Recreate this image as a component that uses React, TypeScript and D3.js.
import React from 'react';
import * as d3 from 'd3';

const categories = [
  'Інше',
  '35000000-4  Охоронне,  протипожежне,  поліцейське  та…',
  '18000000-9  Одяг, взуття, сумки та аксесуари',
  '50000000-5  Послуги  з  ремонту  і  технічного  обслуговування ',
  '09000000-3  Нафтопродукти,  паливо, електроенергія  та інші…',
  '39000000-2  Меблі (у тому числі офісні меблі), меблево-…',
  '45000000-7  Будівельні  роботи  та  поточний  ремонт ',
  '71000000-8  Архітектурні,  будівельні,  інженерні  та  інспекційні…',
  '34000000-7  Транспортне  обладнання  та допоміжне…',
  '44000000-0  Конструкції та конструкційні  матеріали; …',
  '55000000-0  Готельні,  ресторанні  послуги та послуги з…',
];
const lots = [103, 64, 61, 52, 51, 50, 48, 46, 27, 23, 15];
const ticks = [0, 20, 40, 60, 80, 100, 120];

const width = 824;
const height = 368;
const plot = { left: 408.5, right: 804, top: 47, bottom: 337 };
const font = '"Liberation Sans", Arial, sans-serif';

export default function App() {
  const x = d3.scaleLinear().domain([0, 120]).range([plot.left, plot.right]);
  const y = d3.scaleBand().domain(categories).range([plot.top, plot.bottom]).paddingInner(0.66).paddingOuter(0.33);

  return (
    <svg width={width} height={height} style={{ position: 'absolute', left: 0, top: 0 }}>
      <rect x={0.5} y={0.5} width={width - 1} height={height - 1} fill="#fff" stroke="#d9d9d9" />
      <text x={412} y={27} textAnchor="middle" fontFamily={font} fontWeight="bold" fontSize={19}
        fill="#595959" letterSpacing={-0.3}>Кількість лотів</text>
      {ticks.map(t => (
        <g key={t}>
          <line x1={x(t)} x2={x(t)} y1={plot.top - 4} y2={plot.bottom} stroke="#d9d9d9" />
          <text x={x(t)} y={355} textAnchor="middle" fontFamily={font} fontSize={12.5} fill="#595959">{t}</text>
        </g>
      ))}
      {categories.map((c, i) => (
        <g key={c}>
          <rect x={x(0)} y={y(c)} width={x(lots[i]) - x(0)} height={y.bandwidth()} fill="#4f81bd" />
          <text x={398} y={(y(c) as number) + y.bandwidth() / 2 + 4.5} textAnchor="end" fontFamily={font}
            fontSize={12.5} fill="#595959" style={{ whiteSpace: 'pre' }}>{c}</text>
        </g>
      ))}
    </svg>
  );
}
◇ ◇ ◇
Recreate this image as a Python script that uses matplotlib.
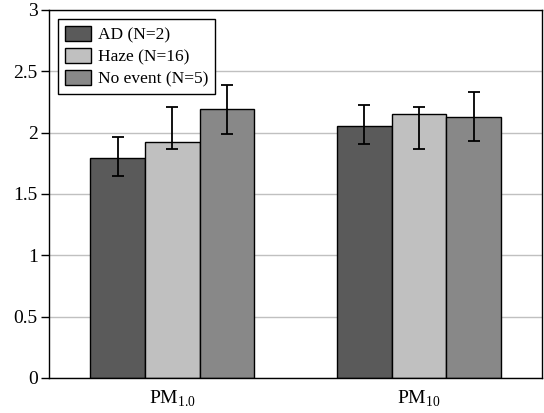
◇ ◇ ◇
Quote the listing above, but only from the line that shows "Recreate this image as a component" through the line that shows "import * as d3 from 'd3';".

Recreate this image as a component that uses React, TypeScript and D3.js.
import React from 'react';
import * as d3 from 'd3';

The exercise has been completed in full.